Exactly as written, write out the lines below from the first to the one containing "linewidth=3.6, dashes=False, ax=ax, legend=False, zorder=3)", inclusive. Pictures do not belong in the copy.

→ INFORMATION PROVIDED
--------------------
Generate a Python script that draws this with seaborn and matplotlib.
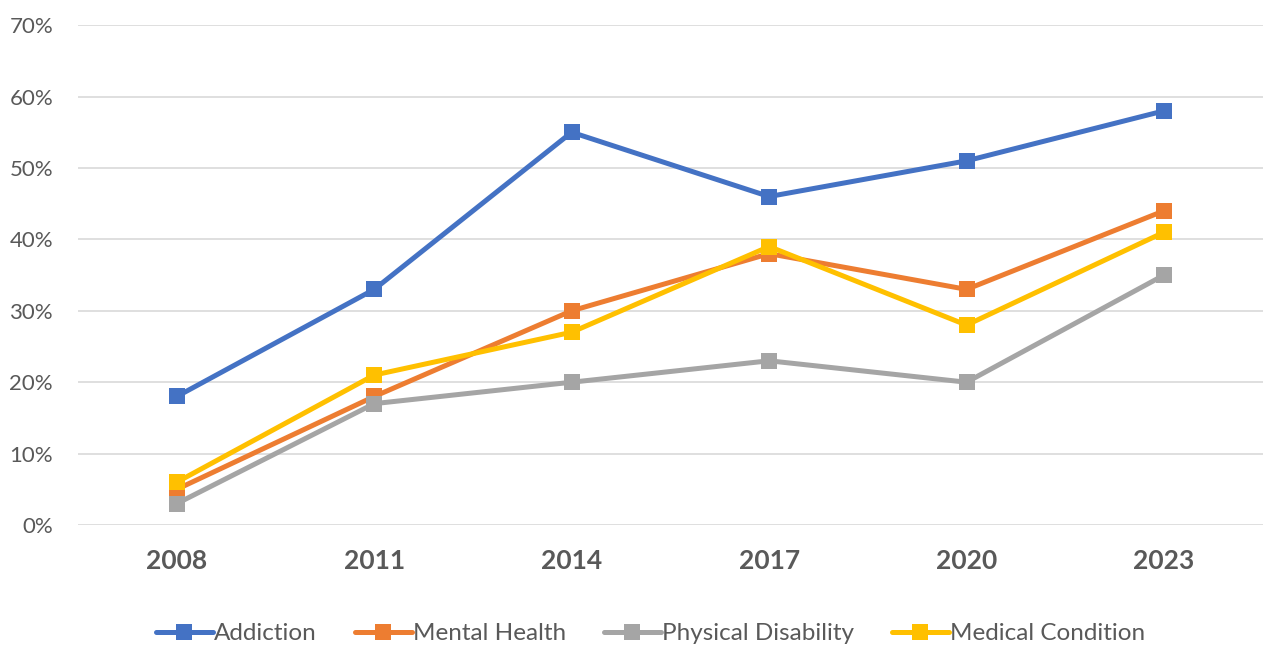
import numpy as np
import pandas as pd
import matplotlib.pyplot as plt
import seaborn as sns

years = ["2008", "2011", "2014", "2017", "2020", "2023"]
addiction = [18, 33, 55, 46, 51, 58]
mental_health = [5, 18, 30, 38, 33, 44]
physical_disability = [3, 17, 20, 23, 20, 35]
medical_condition = [6, 21, 27, 39, 28, 41]

series_names = ["Addiction", "Mental Health", "Physical Disability", "Medical Condition"]
series_values = [addiction, mental_health, physical_disability, medical_condition]
colors = ["#4472C4", "#ED7D31", "#A5A5A5", "#FFC000"]

rows = []
for name, vals in zip(series_names, series_values):
    for y, v in zip(years, vals):
        rows.append({"Year": y, "Value": v / 100, "Series": name})
df = pd.DataFrame(rows)

sns.set_style("white")
plt.rcParams["font.family"] = ["Lato", "DejaVu Sans"]

fig = plt.figure(figsize=(12.63, 6.45), dpi=100)
ax = fig.add_axes([0.0618, 0.186, 0.938, 0.775])

sns.lineplot(data=df, x="Year", y="Value", hue="Series", hue_order=series_names,
             palette=colors, marker="s", markersize=11, markeredgewidth=0,
             linewidth=3.6, dashes=False, ax=ax, legend=False, zorder=3)

ax.set_xlim(-0.5, 5.5)
ax.set_ylim(0, 0.70)
ax.set_yticks(np.arange(0, 0.71, 0.1))
ax.set_yticklabels([f"{int(round(t*100))}%" for t in np.arange(0, 0.71, 0.1)])
ax.grid(axis="y", color="#D9D9D9", linewidth=1.2, zorder=0)
ax.set_axisbelow(True)
for s in ax.spines.values():
    s.set_visible(False)
ax.set_xlabel("")
ax.set_ylabel("")
ax.tick_params(axis="y", length=0, labelsize=16, labelcolor="#595959", pad=18)
ax.tick_params(axis="x", length=0, labelsize=19, labelcolor="#595959", pad=17)
for lab in ax.get_xticklabels():
    lab.set_fontweight("bold")

handles = [plt.Line2D([], [], color=c, linewidth=3.6, marker="s", markersize=11,
                      markeredgewidth=0) for c in colors]
fig.legend(handles, series_names, loc="lower center", bbox_to_anchor=(0.515, -0.033),
           ncol=4, frameon=False, fontsize=17.5, labelcolor="#595959",
           handlelength=2.35, handletextpad=0.05, columnspacing=1.55)

fig.savefig("out.png", dpi=100)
--------------------
→ TASK OUTPUT
Generate a Python script that draws this with seaborn and matplotlib.
import numpy as np
import pandas as pd
import matplotlib.pyplot as plt
import seaborn as sns

years = ["2008", "2011", "2014", "2017", "2020", "2023"]
addiction = [18, 33, 55, 46, 51, 58]
mental_health = [5, 18, 30, 38, 33, 44]
physical_disability = [3, 17, 20, 23, 20, 35]
medical_condition = [6, 21, 27, 39, 28, 41]

series_names = ["Addiction", "Mental Health", "Physical Disability", "Medical Condition"]
series_values = [addiction, mental_health, physical_disability, medical_condition]
colors = ["#4472C4", "#ED7D31", "#A5A5A5", "#FFC000"]

rows = []
for name, vals in zip(series_names, series_values):
    for y, v in zip(years, vals):
        rows.append({"Year": y, "Value": v / 100, "Series": name})
df = pd.DataFrame(rows)

sns.set_style("white")
plt.rcParams["font.family"] = ["Lato", "DejaVu Sans"]

fig = plt.figure(figsize=(12.63, 6.45), dpi=100)
ax = fig.add_axes([0.0618, 0.186, 0.938, 0.775])

sns.lineplot(data=df, x="Year", y="Value", hue="Series", hue_order=series_names,
             palette=colors, marker="s", markersize=11, markeredgewidth=0,
             linewidth=3.6, dashes=False, ax=ax, legend=False, zorder=3)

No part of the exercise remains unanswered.